Par exemple, les thèses 63-65 : " ...Selon les nécessités
du stade particulier de la misère qu'il dément et maintient,
le cyberespace existe sous une forme concentrée ou sous une forme
diffuse... Le cyberespace concentré appartient essentiellement
au capitalisme bureaucratique... Le cyberespace diffus accompagne l'abondance
des marchandises, le développement non perturbé du capitalisme
moderne... "
Mais l'idée même de cyberespace concentré apparaît
légèrement absurde : l'internet, qui en est la meilleure
approximation que nous ayons sous la main, a justement été
construit pour ne pas avoir de centre, pour être aussi polycentrique
que possible. Il tend à réaliser cette propriété
théologique autrefois étudiée par Borges, qui est
d'avoir son centre partout et sa circonférence nulle part. On ne
peut lui imposer un centre de contrôle - très exactement
un cybercentre - sans en annuler immédiatement les bénéfices.

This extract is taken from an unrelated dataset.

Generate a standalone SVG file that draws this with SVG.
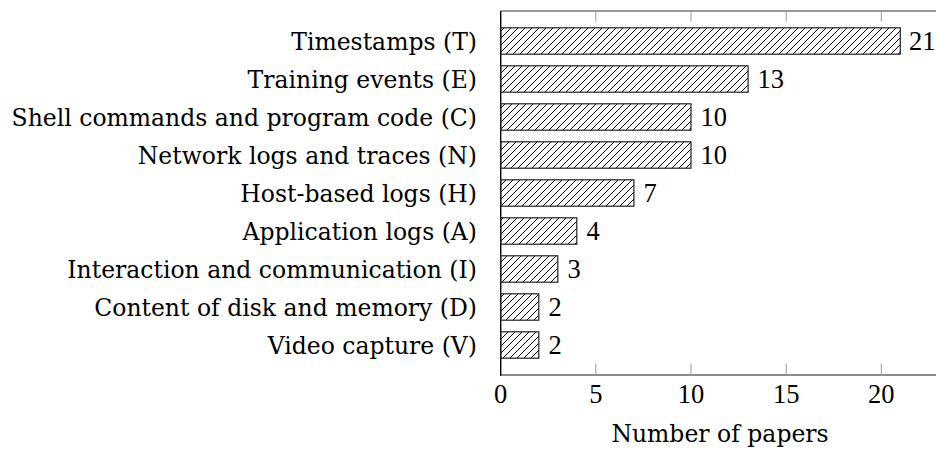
<svg xmlns="http://www.w3.org/2000/svg" width="936" height="450" viewBox="0 0 936 450">
<style>
text{font-family:"DejaVu Serif","Liberation Serif",serif;font-size:23.5px;fill:#000}
.lab{text-anchor:end}
.tl{text-anchor:middle}
.num{font-family:"Liberation Serif","DejaVu Serif",serif;font-size:26.5px}
.bar{fill:url(#hatch);stroke:#222;stroke-width:1.2}
.tick{stroke:#999;stroke-width:1}
</style>
<defs>
<pattern id="hatch" patternUnits="userSpaceOnUse" x="0" y="0" width="7" height="7">
<path d="M0,7 L7,0 M-1,1 L1,-1 M6,8 L8,6" stroke="#000" stroke-width="1"/>
</pattern>
</defs>
<g id="axes">
<line x1="500.7" y1="11" x2="936" y2="11" stroke="#333" stroke-width="1.2"/>
<line x1="500.7" y1="375" x2="936" y2="375" stroke="#666" stroke-width="1.6"/>
<line x1="500.7" y1="11" x2="500.7" y2="375.8" stroke="#000" stroke-width="1.4"/>
<line class="tick" x1="595.8" y1="11" x2="595.8" y2="21.5"/>
<line class="tick" x1="691" y1="11" x2="691" y2="21.5"/>
<line class="tick" x1="786.2" y1="11" x2="786.2" y2="21.5"/>
<line class="tick" x1="881.3" y1="11" x2="881.3" y2="21.5"/>
<line class="tick" x1="595.8" y1="363.5" x2="595.8" y2="375"/>
<line class="tick" x1="691" y1="363.5" x2="691" y2="375"/>
<line class="tick" x1="786.2" y1="363.5" x2="786.2" y2="375"/>
<line class="tick" x1="881.3" y1="363.5" x2="881.3" y2="375"/>
<text class="tl num" x="500.7" y="403.3">0</text>
<text class="tl num" x="595.8" y="403.3">5</text>
<text class="tl num" x="691" y="403.3">10</text>
<text class="tl num" x="786.2" y="403.3">15</text>
<text class="tl num" x="881.3" y="403.3">20</text>
<text class="tl" x="720" y="441.5">Number of papers</text>
</g>
<g id="bar-T"><rect class="bar" x="500.7" y="27.8" width="399.6" height="26.4"/><text class="lab" x="477" y="50">Timestamps (T)</text><text class="num" x="909" y="50">21</text></g>
<g id="bar-E"><rect class="bar" x="500.7" y="65.8" width="247.4" height="26.4"/><text class="lab" x="477" y="88">Training events (E)</text><text class="num" x="757.5" y="88">13</text></g>
<g id="bar-C"><rect class="bar" x="500.7" y="103.8" width="190.3" height="26.4"/><text class="lab" x="477" y="126">Shell commands and program code (C)</text><text class="num" x="700.5" y="126">10</text></g>
<g id="bar-N"><rect class="bar" x="500.7" y="141.8" width="190.3" height="26.4"/><text class="lab" x="477" y="164">Network logs and traces (N)</text><text class="num" x="700.5" y="164">10</text></g>
<g id="bar-H"><rect class="bar" x="500.7" y="179.8" width="133.2" height="26.4"/><text class="lab" x="477" y="202">Host-based logs (H)</text><text class="num" x="643.5" y="202">7</text></g>
<g id="bar-A"><rect class="bar" x="500.7" y="217.8" width="76.1" height="26.4"/><text class="lab" x="477" y="240">Application logs (A)</text><text class="num" x="586.5" y="240">4</text></g>
<g id="bar-I"><rect class="bar" x="500.7" y="255.8" width="57.1" height="26.4"/><text class="lab" x="477" y="278">Interaction and communication (I)</text><text class="num" x="567.5" y="278">3</text></g>
<g id="bar-D"><rect class="bar" x="500.7" y="293.8" width="38.1" height="26.4"/><text class="lab" x="477" y="316">Content of disk and memory (D)</text><text class="num" x="548.5" y="316">2</text></g>
<g id="bar-V"><rect class="bar" x="500.7" y="331.8" width="38.1" height="26.4"/><text class="lab" x="477" y="354">Video capture (V)</text><text class="num" x="548.5" y="354">2</text></g>
</svg>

Et jusqu'à présent, il semble assez incompatible avec les
régimes centralisés. Si certains nuds de communication
sont plus importants que d'autres, et certains acteurs plus potentats
que d'autres, aucun n'est indispensable, et ne peut devenir hégémonique
sans compromettre l'ensemble du système. Si l'internet est à
l'évidence un agent de diffusion du spectacle, et va parfois de
pair avec des états bizarres chez certains internautes, il ne semble
pas pouvoir devenir un État second.
Bien sûr, des formes de spectacle non centralisées sont concevables,
et le cyberespace marchand en est une. Si un robotnik est un travailleur,
et une robotnika une travailleuse, le pluriel unisexe est le même,
et le cri du coeur des cybermarchands devient " Travailleurs travailleuses,
robotniki de tous les pays, connectez-vous! ". On ne voit pas pourquoi
le conformisme et le désir de sujétion cesseraient comme
par magie à l'orée du cyberespace.
Reste que la communication spectaculaire est " essentiellement unilatérale
" (thèse 24), de l'émetteur vers de nombreux récepteurs,
alors que la communication sur l'internet est multilatérale, tout
récepteur pouvant aussi émettre, et ne s'en privant souvent
pas. Dans le spectacle, selon Debord, " là où le monde
réel se change en simples images, les simples images deviennent
des êtres réels, et les motivations efficientes d'un comportement
hypnotique " (thèse 18). Mais dans le cyberespace, si les
images, les icônes, sont indéniablement des êtres réels,
elles ne sont pas nécessairement hypnotiques. Elles peuvent être
dynamiques, et on peut en programmer les effets. La passivité n'est
pas une malédiction inévitable.
Et donc, le cyberespace n'est pas, ou pas encore, le spectacle porté
à un niveau supérieur. Des luttes confuses y sont en cours,
dont les médias traditionnels nous apportent de temps à
autre des échos, parfois feutrés, parfois tonitruants, souvent
distordus ou mal compris. Le film The Matrix a fondé là-dessus
son succès ambigu. Des dizaines de millions de jeunes, sur tous
les continents, s'y sont reconnus, qui ne deviendront pas tous l'Élu,
ni sa compagne. Ils ont voté avec leurs pieds, payé leur
place pour entrer dans la salle. Ils n'ont pas attendu que la télévision
ou le net le leur apporte gratuitement (?) à domicile. S'il ne
saurait y avoir de Grand Manitou ni de Grand Satan sur les réseaux,
qu'est-ce que la Matrice ? Henri Poincaré concluait déjà
ainsi La valeur de la Science, en 1905 : " Toute action doit avoir
un but. Nous devons souffrir, nous devons travailler, nous devons payer
notre place au spectacle, mais c'est pour voir ; ou tout au moins pour
que d'autres voient un jour ". Ayant vu, que deviendront-ils ? "
Partout où il y a représentation indépendante, le
spectacle se reconstitue " (thèse 18). À eux peut-être
plus tard, mais à nous maintenant, de contrôler nos représentations.